Algumas das reportagens que fiz neste semestre para veículos nacionais versam sobre o tema – e é significativo que Curitiba, que até dois anos atrás era lembrada exclusivamente como “terra da Lava Jato”, agora também ilustre as manchetes nacionais em razão de moradores à beira da miséria. Tudo isso, apesar de a metrópole ostentar os melhores indicadores sociais entre capitais e às expensas dos supostos ares europeus da capital da província, cantados em verso e prosa pelo prefeito – aquele, mesmo, que num passado não tão distante disse vomitar com “cheiro de pobre”. Sim, a fome também está por aqui.

Para compor a minha reportagem mais recente sobre o tema – e publicada no site da revista piauí –, passei duas manhãs no Jardim Veneza, uma área de ocupação em que vivem pouco mais de 300 famílias. Pessoas que perderam o emprego e, consequentemente, não suportaram o peso do aluguel e da inflação galopante, em tempos de pandemia, cujos efeitos foram agravados pela inépcia do governo federal. Entre barracos de madeira e teto de zinco, vi gente que pedala cem quilômetros em um dia, entregando refeições para aplicativos de delivery, para tirar oitocentos reais no fim do mês e, bem ou mal, alimentar os filhos.

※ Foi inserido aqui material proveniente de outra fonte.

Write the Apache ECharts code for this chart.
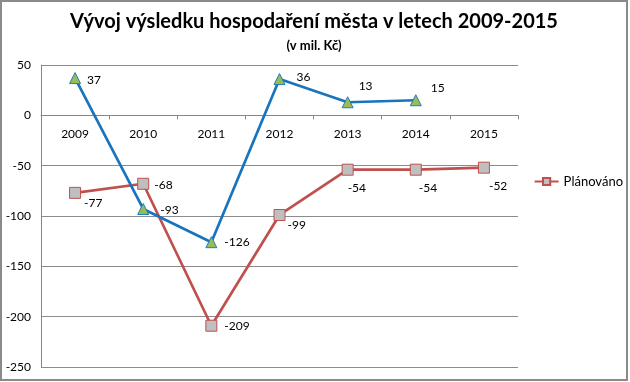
<!DOCTYPE html>
<html><head><meta charset="utf-8">
<script src="https://cdn.jsdelivr.net/npm/echarts@6/dist/echarts.min.js"></script>
<style>html,body{margin:0;padding:0;background:#fff}#c{width:628px;height:381px;box-sizing:border-box;border:2px solid #8a8a8a}</style>
</head><body><div id="c"></div>
<script>
const years = ['2009','2010','2011','2012','2013','2014','2015'];
const actual = [37, -93, -126, 36, 13, 15, null];
const planned = [-77, -68, -209, -99, -54, -54, -52];
const yMin = -250, yMax = 50, yStep = 50;

const actualLabelOffsets = [[1,2],[6,1],[2,0],[6,-2],[0,-16],[4,-12],[0,0]];
const plannedLabelOffsets = [[-2,10],[0,1],[2,0],[-3,10],[-11,18],[-8,18],[-6,18]];

const el = document.getElementById('c');
const chart = echarts.init(el);
const font = 'Lato, "Open Sans", sans-serif';
const gridTop = 63, gridBottom = 12;
const gridH = el.clientHeight - gridTop - gridBottom;
const zeroOffset = -gridH * (0 - yMin) / (yMax - yMin);
chart.setOption({
  animation:false,
  title:{text:'Vývoj výsledku hospodaření města v letech 2009-2015', subtext:'(v mil. Kč)', left:'center', top:5,
    textStyle:{fontFamily:font,fontSize:20,fontWeight:'bold',color:'#000'},
    subtextStyle:{fontFamily:font,fontSize:13,fontWeight:'bold',color:'#000'}, itemGap:7},
  legend:{data:['Plánováno'], right:3, top:173, padding:0, orient:'vertical', itemWidth:24, itemHeight:9, itemGap:4,
    textStyle:{fontFamily:font,fontSize:13,color:'#000'}},
  grid:{left:39, right:108, top:gridTop, bottom:gridBottom, outerBoundsMode:'none', containLabel:false},
  xAxis:{type:'category', data:years, boundaryGap:true, offset:zeroOffset,
    axisLine:{onZero:false,lineStyle:{color:'#868686'}},
    axisTick:{show:true,length:4,lineStyle:{color:'#868686'}},
    axisLabel:{fontFamily:font,fontSize:12,color:'#000',margin:13}},
  yAxis:{type:'value', min:yMin, max:yMax, interval:yStep,
    axisLine:{show:true,lineStyle:{color:'#868686'}},
    axisTick:{show:false},
    splitLine:{lineStyle:{color:'#8c8c8c'}},
    axisLabel:{fontFamily:font,fontSize:12,color:'#000',margin:10}},
  series:[
    {name:'Skutečnost', type:'line', data:actual.map((v,i)=>({value:v,label:{offset:actualLabelOffsets[i]}})),
      symbol:'triangle', symbolSize:11, z:3,
      lineStyle:{color:'#1874bc',width:2.7},
      itemStyle:{color:'#9bbb59',borderColor:'#1a7fb8',borderWidth:1},
      label:{show:true,position:'right',fontFamily:font,fontSize:12,color:'#000'}},
    {name:'Plánováno', type:'line', data:planned.map((v,i)=>({value:v,label:{offset:plannedLabelOffsets[i]}})),
      symbol:'rect', symbolSize:11, z:2,
      lineStyle:{color:'#c0504d',width:2.7},
      itemStyle:{color:'#bfbfbf',borderColor:'#c0504d',borderWidth:1},
      label:{show:true,position:'right',fontFamily:font,fontSize:12,color:'#000'}}
  ]
});
</script></body></html>
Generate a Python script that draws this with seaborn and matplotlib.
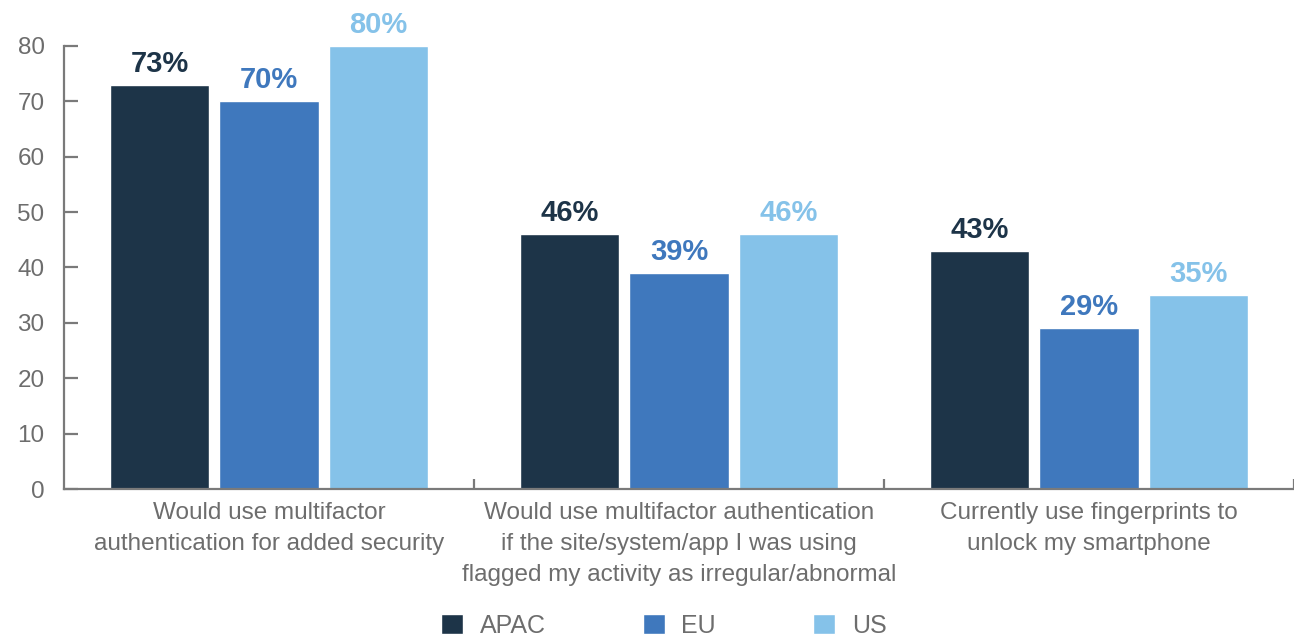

Vi gente cozinhando a lenha, em buracos abertos no barranco. Vi gente que não sabia se teria o que comer no dia seguinte.

Enquanto sacolejava de volta para casa no ônibus, pus os fones no ouvido e sintonizei numa rádio no exato instante em que, após a introdução curta, Ney Matogrosso entrou com sua interpretação avassaladora dos versos de Solano Trindade: “Tem gente com fome/Tem gente com fome/Tem gente com fome/Tem gente com fome/Tem gente com fome/Tem gente com fome/Tem gente com fome”. Repetição incômoda que se impôs como um dedo na ferida (perdoem o chichê). Eu, que considero ter desenvolvido ao longo desses anos mecanismos próprios para suportar os trancos ásperos da reportagem, não dei conta: coloquei os óculos escuros e chorei discretamente.

Naquele mesmo dia, fiel a seu conceito de governar – como se presidir o país se resumisse a ostentar aquela cara asquerosa a uma multidão fanatizada –, Bolsonaro se pôs a passear de moto. Como se o país não se esfacelasse, regredindo a patamares de décadas ou séculos atrás, com a pobreza voltando a assombrar mais e mais (13% da população estão em condições de pobreza extrema). Fome e miséria raramente são mencionados nos discursos do presidente, você já percebeu? “Mas o freio de ar todo autoritário/Manda o trem calar…”. Não nos calemos. Vá além do seu umbigo, perceba o entorno, veja a periferia: “Tem gente com fome/Tem gente com fome/Tem gente com fome/Tem gente com fome/Tem gente com fome/Tem gente com fome/Tem gente com fome”.